“He danced on the knife’s edge between awareness and sleep. When he dreamt like this, he was a king. The world was his to burn.”
The ley lines have been awakened, but Cabeswater is dying for unknown reasons. Meanwhile, Ronan has been having nightmares and difficulty controlling his dreams, and this sequel continues characters’ journeys from the first book while introducing several new players who threaten the existence of the ley lines.
***Genre: Young adult, Paranormal
***Note: This is the SECOND book in the Raven Cycle. Review for the first book here.

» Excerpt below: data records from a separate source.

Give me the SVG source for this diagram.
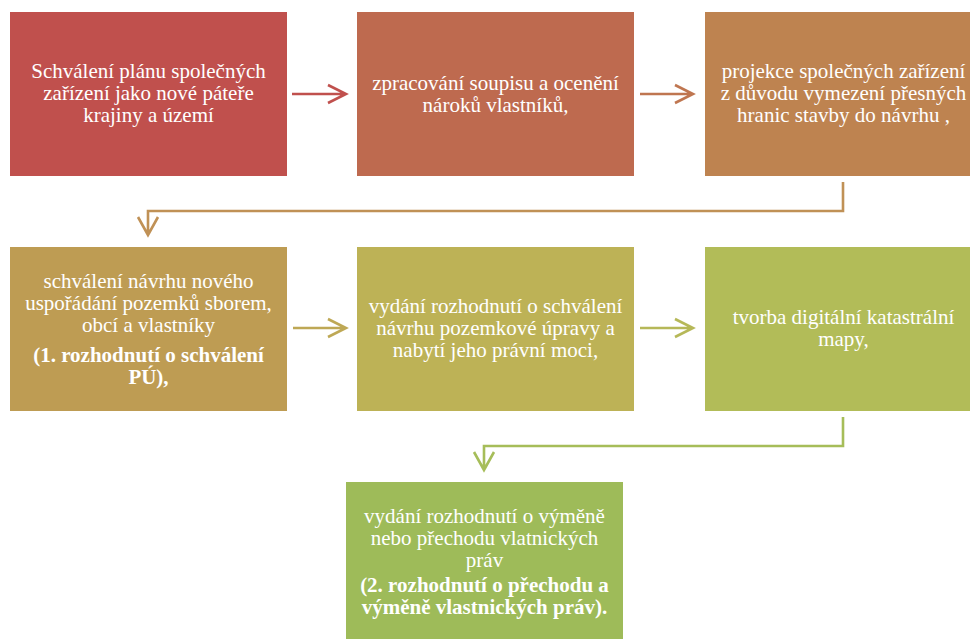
<svg xmlns="http://www.w3.org/2000/svg" width="970" height="639" viewBox="0 0 970 639">
<style>
text{font-family:"Liberation Serif","Times New Roman",serif;font-size:21px;fill:#FFFFFF;text-anchor:middle}
.b{font-weight:bold}
.c{fill:none;stroke-width:2.6;stroke-linecap:butt;stroke-linejoin:miter}
</style>
<rect width="970" height="639" fill="#FFFFFF"/>
<g id="n1"><rect x="10" y="12" width="277" height="164" fill="#C0504D"/>
<text x="148.5" y="78">Schválení plánu společných</text>
<text x="148.5" y="100">zařízení jako nové páteře</text>
<text x="148.5" y="122">krajiny a území</text></g>
<g id="n2"><rect x="357" y="12" width="277" height="164" fill="#BE6A4F"/>
<text x="495.5" y="90">zpracování soupisu a ocenění</text>
<text x="495.5" y="112">nároků vlastníků,</text></g>
<g id="n3"><rect x="705" y="12" width="277" height="164" fill="#BE8350"/>
<text x="843.5" y="78">projekce společných zařízení</text>
<text x="843.5" y="100">z důvodu vymezení přesných</text>
<text x="843.5" y="122">hranic stavby do návrhu ,</text></g>
<g id="n4"><rect x="10" y="247" width="277" height="164" fill="#BE9C53"/>
<text x="148.5" y="288">schválení návrhu nového</text>
<text x="148.5" y="310">uspořádání pozemků sborem,</text>
<text x="148.5" y="332">obcí a vlastníky</text>
<text class="b" x="148.5" y="362">(1. rozhodnutí o schválení</text>
<text class="b" x="148.5" y="384">PÚ),</text></g>
<g id="n5"><rect x="357" y="247" width="277" height="164" fill="#BDB256"/>
<text x="495.5" y="313">vydání rozhodnutí o schválení</text>
<text x="495.5" y="335">návrhu pozemkové úpravy a</text>
<text x="495.5" y="357">nabytí jeho právní moci,</text></g>
<g id="n6"><rect x="705" y="247" width="277" height="164" fill="#B2BC58"/>
<text x="843.5" y="324">tvorba digitální katastrální</text>
<text x="843.5" y="346">mapy,</text></g>
<g id="n7"><rect x="346" y="482" width="277" height="164" fill="#9EBB59"/>
<text x="484.5" y="523">vydání rozhodnutí o výměně</text>
<text x="484.5" y="545">nebo přechodu vlatnických</text>
<text x="484.5" y="567">práv</text>
<text class="b" x="484.5" y="592">(2. rozhodnutí o přechodu a</text>
<text class="b" x="484.5" y="614">výměně vlastnických práv).</text></g>
<g id="connectors">
<path class="c" stroke="#C0504D" d="M292 94H346M328 85L346 94L328 103"/>
<path class="c" stroke="#BF7650" d="M640 94H693M675 85L693 94L675 103"/>
<path class="c" stroke="#C09156" d="M843 182V211H148V235M138 217L148 235L158 217"/>
<path class="c" stroke="#BEA855" d="M293 328H346M328 319L346 328L328 337"/>
<path class="c" stroke="#B6B858" d="M640 328H693M675 319L693 328L675 337"/>
<path class="c" stroke="#A6BD59" d="M843 417V446H484V470M474 452L484 470L494 452"/>
</g>
</svg>
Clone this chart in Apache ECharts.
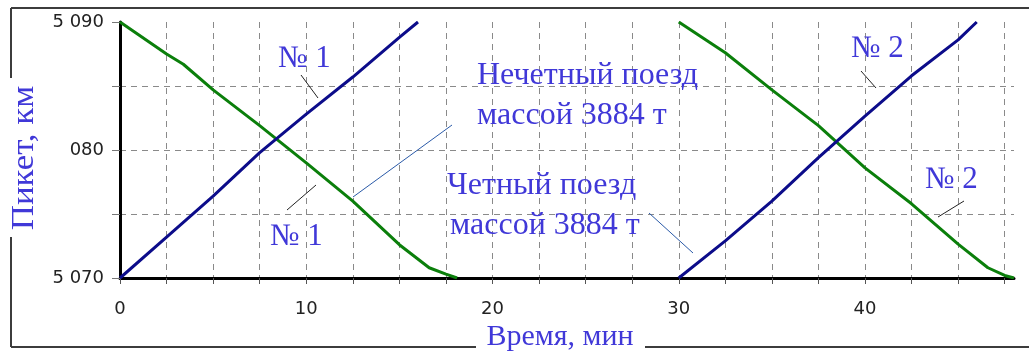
<!DOCTYPE html>
<html>
<head>
<meta charset="utf-8">
<script src="https://cdn.jsdelivr.net/npm/echarts@6/dist/echarts.min.js"></script>
<style>
  html, body { margin: 0; padding: 0; background: #ffffff; }
  #chart { width: 1029px; height: 356px; }
</style>
</head>
<body>
<div id="chart"></div>
<script>
// Время движения, мин, и пикет, км — для каждого поезда
const oddTrain1Time = [0, 2.5, 5, 7.5, 10, 12.5, 15, 16.0];
const oddTrain1Km   = [5070, 5073.2, 5076.4, 5079.8, 5082.8, 5085.7, 5088.8, 5090];

const evenTrain1Time = [0, 2.5, 3.4, 5, 7.5, 10, 12.5, 15, 16.6, 17.5, 18.1];
const evenTrain1Km   = [5090, 5087.5, 5086.7, 5084.7, 5081.9, 5079.0, 5076.0, 5072.6, 5070.8, 5070.3, 5070];

const oddTrain2Time = [30, 32.5, 35, 37.5, 40, 42.5, 45, 46.0];
const oddTrain2Km   = [5070, 5072.9, 5076.0, 5079.4, 5082.65, 5085.8, 5088.6, 5090];

const evenTrain2Time = [30, 32.5, 35, 37.5, 40, 42.5, 45, 46.6, 47.5, 48.0];
const evenTrain2Km   = [5090, 5087.6, 5084.7, 5081.9, 5078.6, 5075.8, 5072.65, 5070.8, 5070.2, 5070];

// Подписи оси пикетов и оси времени
const kmTickLabels = { 5090: '5 090', 5080: '080', 5070: '5 070' };
const timeTickLabels = [0, 10, 20, 30, 40];

const pairs = (t, v) => t.map((x, i) => [x, v[i]]);

const BLUE = '#0c0c8a';
const GREEN = '#0b7f0b';
const TEXT = '#4038d8';
const SERIF = '"Liberation Serif", "Times New Roman", serif';

const chart = echarts.init(document.getElementById('chart'), null, { renderer: 'canvas' });

const gridDash = { color: '#8a8a8a', type: [6, 5], width: 1 };

function text(x, y, str, size, opts) {
  return Object.assign({
    type: 'text', x: x, y: y, silent: true, z: 10,
    style: { text: str, font: size + 'px ' + SERIF, fill: TEXT, align: 'left', verticalAlign: 'middle' }
  }, opts || {});
}
function centered(x, y, str, size, opts) {
  const el = text(x, y, str, size, opts);
  el.style.align = 'center';
  return el;
}
function seg(x1, y1, x2, y2, color, w) {
  return { type: 'line', silent: true, z: 9,
    shape: { x1: x1, y1: y1, x2: x2, y2: y2 },
    style: { stroke: color, lineWidth: w } };
}

const option = {
  animation: false,
  backgroundColor: '#ffffff',
  grid: { left: 120, top: 22, height: 256, width: 894, containLabel: false },
  xAxis: {
    type: 'value', min: 0, max: 48, interval: 2.5,
    axisLine: { show: true, onZero: false, lineStyle: { color: '#000', width: 3 } },
    axisTick: { show: true, length: 6, lineStyle: { color: '#555', width: 1 } },
    axisLabel: {
      margin: 22, fontSize: 18, color: '#222', fontFamily: '"DejaVu Sans", sans-serif',
      showMaxLabel: false,
      formatter: v => timeTickLabels.includes(v) ? String(v) : ''
    },
    splitLine: { show: true, showMinLine: false, showMaxLine: false, lineStyle: gridDash }
  },
  yAxis: {
    type: 'value', min: 5070, max: 5090, interval: 5,
    axisLine: { show: true, onZero: false, lineStyle: { color: '#000', width: 3 } },
    axisTick: { show: true, length: 8, lineStyle: { color: '#777', width: 1 } },
    axisLabel: {
      margin: 16, fontSize: 18, color: '#222', fontFamily: '"DejaVu Sans", sans-serif',
      formatter: v => kmTickLabels[v] || ''
    },
    splitLine: { show: true, showMinLine: false, showMaxLine: false, lineStyle: gridDash }
  },
  series: [
    { type: 'line', data: pairs(oddTrain1Time, oddTrain1Km), symbol: 'none',
      lineStyle: { color: BLUE, width: 3 }, z: 3 },
    { type: 'line', data: pairs(evenTrain1Time, evenTrain1Km), symbol: 'none',
      lineStyle: { color: GREEN, width: 3 }, z: 2 },
    { type: 'line', data: pairs(oddTrain2Time, oddTrain2Km), symbol: 'none',
      lineStyle: { color: BLUE, width: 3 }, z: 3 },
    { type: 'line', data: pairs(evenTrain2Time, evenTrain2Km), symbol: 'none',
      lineStyle: { color: GREEN, width: 3 }, z: 2 }
  ],
  graphic: [
    // рамка
    seg(11, 8, 1029, 8, '#3c3c3c', 2),
    seg(11, 8, 11, 78, '#3c3c3c', 2),
    seg(11, 237, 11, 347, '#3c3c3c', 2),
    seg(11, 347, 476, 347, '#3c3c3c', 2),
    seg(645, 347, 1029, 347, '#3c3c3c', 2),
    // названия осей
    centered(25, 158, 'Пикет, км', 32, { rotation: Math.PI / 2, scaleX: 1.09 }),
    centered(560, 337, 'Время, мин', 30),
    // подписи поездов
    text(477, 76, 'Нечетный поезд', 32),
    text(477, 116, 'массой 3884 т', 32),
    seg(353, 197, 452, 125, '#2a5aa8', 1),
    text(447, 186, 'Четный поезд', 32),
    text(450, 226, 'массой 3884 т', 32),
    seg(649, 213, 693, 253, '#2a5aa8', 1),
    // номера поездов
    text(278, 58.5, '№ 1', 31),
    seg(301, 75, 318, 98, '#222', 1),
    text(270, 236.5, '№ 1', 31),
    seg(287, 210, 316, 185, '#222', 1),
    text(851, 48.5, '№ 2', 31),
    seg(861, 71, 876, 88, '#222', 1),
    text(925, 179.5, '№ 2', 31),
    seg(938, 217, 964, 201, '#222', 1)
  ]
};

chart.setOption(option);
</script>
</body>
</html>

It’s kind of like Batman and the Joker.
I must say, this is a tricky one to review. I enjoyed this installment a tad more than the first, yet I found it difficult to differentiate between the two books as they both suffer from a lack of plot and character motivation. However, this book is the more cohesive of the two, and that’s because it presents a clear theme and villain at its forefront.
For example, the antagonist is highly reminiscent of the Joker from The Dark Knight. Apologies for such a cliche reference, but the villain harbors a hatred of himself and of the world that he desperately wants validated by someone like Ronan (a.k.a. Batman lol), and this nihilistic dichotomy spurs Ronan to reflect upon himself and ultimately shed his own self-hatred, a character development that I thought was very smartly done.

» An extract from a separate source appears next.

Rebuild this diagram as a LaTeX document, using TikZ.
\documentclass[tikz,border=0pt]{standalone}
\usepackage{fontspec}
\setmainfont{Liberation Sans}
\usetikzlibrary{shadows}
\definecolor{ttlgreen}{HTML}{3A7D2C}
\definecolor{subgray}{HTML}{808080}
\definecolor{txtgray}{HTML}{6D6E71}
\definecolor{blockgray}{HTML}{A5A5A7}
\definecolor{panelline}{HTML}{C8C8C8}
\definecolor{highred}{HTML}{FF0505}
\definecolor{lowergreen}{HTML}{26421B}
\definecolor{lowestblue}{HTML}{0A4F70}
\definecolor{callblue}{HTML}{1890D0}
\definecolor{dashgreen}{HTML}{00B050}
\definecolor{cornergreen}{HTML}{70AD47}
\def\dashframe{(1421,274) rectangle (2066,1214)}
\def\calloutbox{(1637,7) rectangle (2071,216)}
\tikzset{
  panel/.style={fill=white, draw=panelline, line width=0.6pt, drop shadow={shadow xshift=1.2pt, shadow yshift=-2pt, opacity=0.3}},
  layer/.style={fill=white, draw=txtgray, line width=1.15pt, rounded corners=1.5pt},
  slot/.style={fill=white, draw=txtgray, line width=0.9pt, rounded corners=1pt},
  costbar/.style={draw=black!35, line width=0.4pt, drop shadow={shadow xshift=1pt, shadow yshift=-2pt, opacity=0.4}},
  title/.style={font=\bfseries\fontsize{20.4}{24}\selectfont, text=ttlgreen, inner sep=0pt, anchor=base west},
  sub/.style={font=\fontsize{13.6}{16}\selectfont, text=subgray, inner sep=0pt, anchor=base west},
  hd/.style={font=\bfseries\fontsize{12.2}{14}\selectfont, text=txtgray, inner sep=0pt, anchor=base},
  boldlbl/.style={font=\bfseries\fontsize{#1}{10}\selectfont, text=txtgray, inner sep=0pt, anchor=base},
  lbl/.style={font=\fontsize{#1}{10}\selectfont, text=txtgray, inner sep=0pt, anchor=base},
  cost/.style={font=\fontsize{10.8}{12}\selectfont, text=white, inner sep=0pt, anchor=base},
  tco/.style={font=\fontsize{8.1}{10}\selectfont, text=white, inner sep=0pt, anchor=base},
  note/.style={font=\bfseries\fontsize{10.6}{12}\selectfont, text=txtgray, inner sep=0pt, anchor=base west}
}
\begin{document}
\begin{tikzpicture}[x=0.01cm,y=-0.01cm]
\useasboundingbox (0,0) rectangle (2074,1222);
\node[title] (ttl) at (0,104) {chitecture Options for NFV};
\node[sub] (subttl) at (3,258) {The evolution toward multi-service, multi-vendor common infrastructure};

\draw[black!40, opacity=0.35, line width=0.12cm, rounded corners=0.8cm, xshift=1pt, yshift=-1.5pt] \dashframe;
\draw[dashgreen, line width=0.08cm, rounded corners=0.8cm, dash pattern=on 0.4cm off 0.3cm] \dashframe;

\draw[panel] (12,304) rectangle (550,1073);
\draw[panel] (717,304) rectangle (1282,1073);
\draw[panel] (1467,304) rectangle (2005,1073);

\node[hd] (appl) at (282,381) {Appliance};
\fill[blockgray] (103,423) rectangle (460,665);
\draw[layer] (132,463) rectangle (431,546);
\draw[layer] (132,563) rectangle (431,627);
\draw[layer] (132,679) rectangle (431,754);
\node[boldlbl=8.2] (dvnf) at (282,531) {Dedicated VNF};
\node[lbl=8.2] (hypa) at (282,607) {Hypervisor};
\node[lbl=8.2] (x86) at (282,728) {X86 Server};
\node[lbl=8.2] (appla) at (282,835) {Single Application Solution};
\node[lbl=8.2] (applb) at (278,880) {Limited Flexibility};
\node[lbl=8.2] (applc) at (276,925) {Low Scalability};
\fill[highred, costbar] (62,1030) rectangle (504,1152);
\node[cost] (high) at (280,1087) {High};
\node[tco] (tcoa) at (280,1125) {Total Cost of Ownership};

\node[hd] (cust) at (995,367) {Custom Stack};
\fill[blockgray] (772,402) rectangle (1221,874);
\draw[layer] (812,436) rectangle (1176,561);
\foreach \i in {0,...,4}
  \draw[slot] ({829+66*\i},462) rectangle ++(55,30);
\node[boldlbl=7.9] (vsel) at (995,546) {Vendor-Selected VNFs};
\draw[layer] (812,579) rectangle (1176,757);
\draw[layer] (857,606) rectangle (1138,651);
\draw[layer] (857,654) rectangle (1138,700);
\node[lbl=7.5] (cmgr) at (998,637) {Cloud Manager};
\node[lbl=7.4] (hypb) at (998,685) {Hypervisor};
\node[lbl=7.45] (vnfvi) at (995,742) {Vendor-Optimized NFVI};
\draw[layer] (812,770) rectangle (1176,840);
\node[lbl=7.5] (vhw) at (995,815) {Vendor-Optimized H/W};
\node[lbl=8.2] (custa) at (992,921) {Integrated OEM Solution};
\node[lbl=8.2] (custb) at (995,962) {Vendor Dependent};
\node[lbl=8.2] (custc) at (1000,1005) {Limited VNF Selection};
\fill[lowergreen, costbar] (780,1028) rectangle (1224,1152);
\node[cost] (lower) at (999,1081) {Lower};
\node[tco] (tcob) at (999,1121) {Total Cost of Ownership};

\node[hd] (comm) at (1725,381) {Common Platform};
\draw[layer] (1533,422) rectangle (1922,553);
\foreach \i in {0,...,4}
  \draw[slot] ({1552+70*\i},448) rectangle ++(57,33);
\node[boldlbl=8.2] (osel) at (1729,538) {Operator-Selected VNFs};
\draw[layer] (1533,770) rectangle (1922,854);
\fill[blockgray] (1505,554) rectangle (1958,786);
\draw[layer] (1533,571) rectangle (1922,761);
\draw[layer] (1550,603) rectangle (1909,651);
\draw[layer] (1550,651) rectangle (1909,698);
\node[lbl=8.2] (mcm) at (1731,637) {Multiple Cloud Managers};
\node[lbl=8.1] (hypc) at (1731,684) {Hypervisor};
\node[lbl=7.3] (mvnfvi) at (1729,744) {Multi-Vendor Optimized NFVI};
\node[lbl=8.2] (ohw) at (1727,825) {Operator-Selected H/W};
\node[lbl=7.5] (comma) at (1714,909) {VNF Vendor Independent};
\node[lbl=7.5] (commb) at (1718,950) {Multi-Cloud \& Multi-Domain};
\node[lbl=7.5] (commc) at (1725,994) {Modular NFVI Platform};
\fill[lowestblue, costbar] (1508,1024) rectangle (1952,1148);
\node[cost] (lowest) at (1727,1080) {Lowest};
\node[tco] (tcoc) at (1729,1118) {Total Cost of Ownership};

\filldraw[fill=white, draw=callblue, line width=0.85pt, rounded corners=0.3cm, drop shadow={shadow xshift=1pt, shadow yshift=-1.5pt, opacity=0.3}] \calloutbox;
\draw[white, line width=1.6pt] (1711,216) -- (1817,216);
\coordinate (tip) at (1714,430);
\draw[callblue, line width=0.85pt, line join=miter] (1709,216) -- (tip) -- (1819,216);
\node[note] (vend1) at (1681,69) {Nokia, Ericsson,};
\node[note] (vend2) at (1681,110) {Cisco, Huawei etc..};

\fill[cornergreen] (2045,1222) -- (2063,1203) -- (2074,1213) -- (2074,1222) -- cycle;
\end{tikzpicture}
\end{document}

Furthermore, the plot still feels rather lax at times, but the author alleviates such flaws by the channeling paranormal events of this book to mirror the inner turmoil of these characters. This made the plot feel not only much less random, but it also served to unify character arcs under one thematic umbrella by tapping back into such core themes of mirrors and self-hatred, thus reinforcing the cohesiveness of this book as a whole.

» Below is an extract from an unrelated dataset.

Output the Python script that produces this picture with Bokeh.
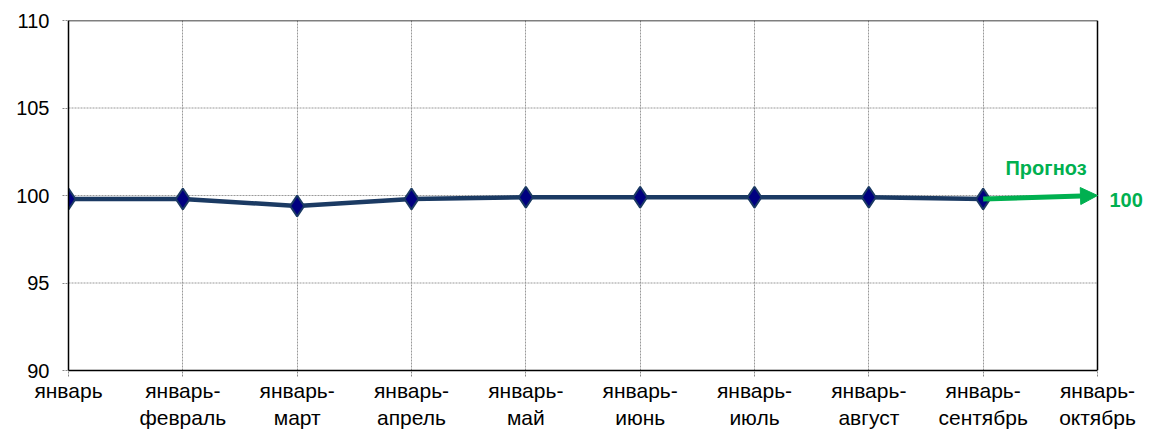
from bokeh.plotting import figure
from bokeh.models import FixedTicker, Range1d, Arrow, NormalHead, Label
from bokeh.embed import file_html
from bokeh.resources import INLINE

categories = ["январь", "январь-\nфевраль", "январь-\nмарт", "январь-\nапрель", "январь-\nмай",
              "январь-\nиюнь", "январь-\nиюль", "январь-\nавгуст", "январь-\nсентябрь", "январь-\nоктябрь"]
values = [99.8, 99.8, 99.4, 99.8, 99.9, 99.9, 99.9, 99.9, 99.8]
forecast = [99.8, 100.0]
forecast_label = "Прогноз"
forecast_value_label = "100"
y_ticks = [90, 95, 100, 105, 110]

FONT = "Liberation Sans"
n = len(categories)
last = n - 1
ymin, ymax = 90, 110
W, H = 1152, 432
LEFT, RIGHT_EDGE = 68, 1097
unit = (RIGHT_EDGE - LEFT) / last

p = figure(width=W, height=H, output_backend="svg", toolbar_location=None,
           x_range=Range1d(0, last + (W - RIGHT_EDGE) / unit), y_range=Range1d(ymin, ymax),
           min_border_left=LEFT, min_border_right=0, min_border_top=20, min_border_bottom=62)
p.outline_line_color = None
p.background_fill_color = "white"
p.border_fill_color = "white"

# grid
p.xgrid.ticker = FixedTicker(ticks=list(range(1, last)))
p.xgrid.grid_line_color = "#999999"
p.xgrid.grid_line_dash = "2 1"
p.ygrid.grid_line_color = None
gy = y_ticks[1:-1]
p.segment(x0=[0] * len(gy), y0=gy, x1=[last] * len(gy), y1=gy,
          line_color="#999999", line_dash="2 1", line_width=1)

# frame (top and right)
p.segment(x0=[0, last], y0=[ymax, ymin], x1=[last, last], y1=[ymax, ymax],
          line_color="black", line_width=1.5)

xs = list(range(len(values)))
p.line(xs, values, line_color="#1B3A63", line_width=4.5)
p.scatter(xs, values, marker="diamond", size=21, fill_color="#000080", line_color="#1B3A63", line_width=2)

fx = [len(values) - 1, len(values)]
p.add_layout(Arrow(end=NormalHead(size=17, fill_color="#00B050", line_color="#00B050"),
                   x_start=fx[0], y_start=forecast[0], x_end=fx[1], y_end=forecast[1],
                   line_color="#00B050", line_width=5))
p.add_layout(Label(x=8.55, y=101.55, text=forecast_label, text_align="center",
                   text_baseline="middle", text_color="#00B050", text_font_style="bold",
                   text_font=FONT, text_font_size="20px"))
p.add_layout(Label(x=fx[1], y=forecast[1], x_offset=12, y_offset=-4, text=forecast_value_label,
                   text_align="left", text_baseline="middle", text_color="#00B050",
                   text_font_style="bold", text_font=FONT, text_font_size="20px"))

p.xaxis.ticker = FixedTicker(ticks=list(range(n)))
p.xaxis.major_label_overrides = {i: c for i, c in enumerate(categories)}
p.xaxis.bounds = (0, last)
p.yaxis.ticker = FixedTicker(ticks=y_ticks)
for ax in (p.xaxis, p.yaxis):
    ax.major_label_text_font = FONT
    ax.major_label_text_color = "black"
    ax.axis_line_color = "black"
    ax.axis_line_width = 1.5
    ax.major_tick_line_color = "#888888"
    ax.major_tick_line_dash = "2 1"
    ax.major_tick_in = 0
    ax.major_tick_out = 6
    ax.minor_tick_line_color = None
p.xaxis.major_label_text_font_size = "21px"
p.yaxis.major_label_text_font_size = "20px"
p.xaxis.major_label_standoff = 2
p.yaxis.major_label_standoff = 13

open("out.html", "w").write(file_html(p, INLINE))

In that, I’d endeavor to say this book is simply an enhancement of the first. There’s little for me to add considering the plot isn’t defined by any drastically different conflict or events from the first book, and yet it feels more driven and deliberate as a result of the unifying conflicts under one reoccurring theme and villain.
“It’s only you,” whispered Orphan Girl. She was holding his hand, crouched down next to him. “Why do you hate you?”
Once again, the author blows the roof off with her beautifully cerebral prose. Such poetic intricacy might not be so apparent to the virgin reader, yet you can tangibly feel layers being peeled away from these characters as you read, and such complexity was particularly delightful to unearth upon subsequent re-readings of the series.
Not to mention, there’s a terrific web of implication when it comes to character relationships in this book. Blue and Adam’s dynamic was deliciously volatile, Maura’s love interest pleasantly unexpected, and the hints of romantic jealousy between Ronan and a certain other is highly intriguing to unravel: there’s an odd sort of “wrong makes right” chemistry to every single pairing in this book, and I loved that.
Therefore, I’d most definitely recommend this book if you loved the first one. I have nothing to say in regards to the plot as it still feels loose and aimless at times, but the author does a much better job honing this sequel to feel cohesive, so kudos for that.
Bottom line: It’s getting better.
The lack of structure to these books makes it difficult for me to distinguish between individual installments. However, with this one, the author built upon the strengths of the first book (stellar prose and characters) while alleviating its flaws (via reoccurring theme and villain), so I give this book at least a strong 4 stars.
Rating: 4/5 frogs
***By the way, I died laughing when Ronan threw Noah out the window. Literally the highlight of the series for me. Oh, and I still love Adam so much; I didn’t think the author could elevate his complexity or angst any more than before, but she did. Whoa.
***And whoop, I knocked out the first two Mistborn books this week! About to finish the trilogy tonight, but Lord help me because my expectations are way too high.